Tidak dapat dipungkiri Film Ziarah sangat “Jawani”. Sama dengan film Siti, hampir keseluruhan berbahasa Jawa. Penekanan cerita tak lepas dari filosofi Jawa yang dituangkan dengan simbol-simbol yang penuh makna. Perlu mengerutkan kening juga untuk menterjemahkan itu semua.
Film Ziarah ini para pemainnya pun bukanlah bintang yang selama ini kita kenal. Menonton film ini seperti melihat film dokumenter tentang perjalanan seseorang. Tampak nyata dan natural. Sepakat apa yang dikatakan kata BW Purwa Negara, sutradara sekaligus penulis naskah film ini, "Kalau sinema adalah hidangan, Ziarah bukan piza atau burger. Lebih tepat seperti singkong atau tempe.

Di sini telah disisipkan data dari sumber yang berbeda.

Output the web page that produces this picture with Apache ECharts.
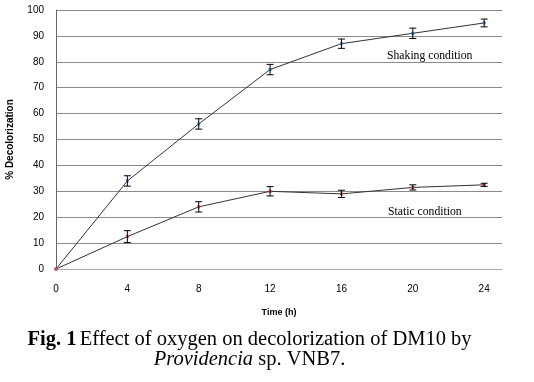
<!DOCTYPE html>
<html><head><meta charset="utf-8">
<script src="https://cdn.jsdelivr.net/npm/echarts@6/dist/echarts.min.js"></script>
<style>html,body{margin:0;padding:0;background:#fff}#c{width:534px;height:382px}</style>
</head><body><div id="c"></div>
<script>
var times = [0, 4, 8, 12, 16, 20, 24];
var shaking = [0, 34, 56, 77, 87, 91, 95];
var shakingErr = [0, 2, 2, 2, 1.8, 2, 1.5];
var staticCond = [0, 12.5, 24, 30, 29, 31.5, 32.5];
var staticErr = [0, 2.3, 2, 1.8, 1.4, 1, 0.6];
var yTicks = [0, 10, 20, 30, 40, 50, 60, 70, 80, 90, 100];
var xTicks = [0, 4, 8, 12, 16, 20, 24];

function pairs(v){ return times.map(function(t,i){ return [t, v[i]]; }); }
function errData(v, e){ return times.map(function(t,i){ return [t, v[i]-e[i], v[i]+e[i]]; }).filter(function(d,i){ return e[i] > 0; }); }
function errRender(params, api){
  var lo = api.coord([api.value(0), api.value(1)]);
  var hi = api.coord([api.value(0), api.value(2)]);
  var w = 3.5;
  var st = {stroke:'#000', lineWidth:1};
  return {type:'group', children:[
    {type:'line', shape:{x1:lo[0], y1:lo[1], x2:hi[0], y2:hi[1]}, style:st},
    {type:'line', shape:{x1:lo[0]-w, y1:lo[1], x2:lo[0]+w, y2:lo[1]}, style:st},
    {type:'line', shape:{x1:hi[0]-w, y1:hi[1], x2:hi[0]+w, y2:hi[1]}, style:st}
  ]};
}
var chart = echarts.init(document.getElementById('c'), null, {renderer:'canvas'});
chart.setOption({
  animation:false,
  grid:{left:56, right:32, top:10, bottom:113, containLabel:false, outerBoundsMode:'none'},
  xAxis:{type:'value', min:0, max:25, interval:4,
    name:'Time (h)', nameLocation:'middle', nameGap:39,
    nameTextStyle:{fontFamily:'Liberation Sans', fontSize:9, fontWeight:'bold', color:'#000'},
    axisLine:{lineStyle:{color:'#aaa', width:1}},
    axisTick:{show:false},
    axisLabel:{showMaxLabel:false, fontFamily:'Liberation Sans', fontSize:10, color:'#000', margin:15,
      formatter:function(v){ return xTicks.indexOf(v) >= 0 ? String(v) : ''; }},
    splitLine:{show:false}},
  yAxis:{type:'value', min:0, max:100, interval:10,
    name:'% Decolorization', nameLocation:'middle', nameGap:41,
    nameTextStyle:{fontFamily:'Liberation Sans', fontSize:10, fontWeight:'bold', color:'#000'},
    axisLine:{show:true, lineStyle:{color:'#666', width:1}},
    axisTick:{show:false},
    axisLabel:{fontFamily:'Liberation Sans', fontSize:10, color:'#000', margin:12,
      formatter:function(v){ return yTicks.indexOf(v) >= 0 ? String(v) : ''; }},
    splitLine:{lineStyle:{color:'#8a8a8a', width:1}}},
  series:[
    {type:'line', data:pairs(shaking), symbol:'rect', symbolSize:3, lineStyle:{color:'#333', width:1},
      itemStyle:{color:'#4f81bd'}, z:3},
    {type:'line', data:pairs(staticCond), symbol:'rect', symbolSize:3, lineStyle:{color:'#333', width:1},
      itemStyle:{color:'#c0504d'}, z:3},
    {type:'custom', data:errData(shaking, shakingErr), renderItem:errRender, z:4},
    {type:'custom', data:errData(staticCond, staticErr), renderItem:errRender, z:4}
  ],
  graphic:[
    {type:'text', left:387, top:50, style:{text:'Shaking condition', font:'11.7px "Liberation Serif"', fill:'#000'}},
    {type:'text', left:388, top:206, style:{text:'Static condition', font:'11.7px "Liberation Serif"', fill:'#000'}},
    {type:'text', x:249.5, y:340, style:{align:'center', verticalAlign:'middle',
      rich:{b:{font:'bold 20.5px "Liberation Serif"', fill:'#000'}, n:{font:'20.5px "Liberation Serif"', fill:'#000'}},
      text:'{b|Fig. 1} {n|Effect of oxygen on decolorization of DM10 by}'}},
    {type:'text', x:249.5, y:360, style:{align:'center', verticalAlign:'middle',
      rich:{i:{font:'italic 20.5px "Liberation Serif"', fill:'#000'}, n:{font:'20.5px "Liberation Serif"', fill:'#000'}},
      text:'{i|Providencia}{n| sp. VNB7.}'}}
  ]
});
</script></body></html>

Kalau film adalah kendaraan, Ziarah bukan Ferrari tetapi sado. Ziarah dibuat dengan segala kesederhanaan, tetapi dengan harapan dapat memberi makna," ujarnya seusai pemutaranZiarah pada Plaza Indonesia Film Festival beberapa waktu lalu. Kompas.com
Cukup puas rasanya menonton film Ziarah ini, banyak pelajaran dan pesan moral yang dipetik. Tentang kesetiaan, janji yang tak pernah tertepati, perjuangan yang tanpa lelah, serta bagaimana memaknai hidup itu. Hidup kadang ada di persimpangan antara harapan dan ketidaksesuaian realita. Berdamai dengan masa lalu apalagi yang pahit memerlukan perjuangan tersendiri untuk menyembuhkan “luka”. Tentunya bagaimana memaknai itu semua dengan bijak disertai kepasrahan pada Tuhan.
Mungkin inilah mengapa kita dianjurkan berziarah. Kematian adalah sebuah keniscayaan, hanya menunggu waktu pada saatnya. Uripmungmampir ngombe seperti falsafah Jawa yang sering kita dengar. Mengisi perjalanan kehidupan itu yang lebih penting, yaitu setidaknya kita sebisa mungkin dapat memberikan manfaat kepada sesama dan lingkungan. Sehingga kita bisa bangga pada akhirnya kembali di mana kita berasal.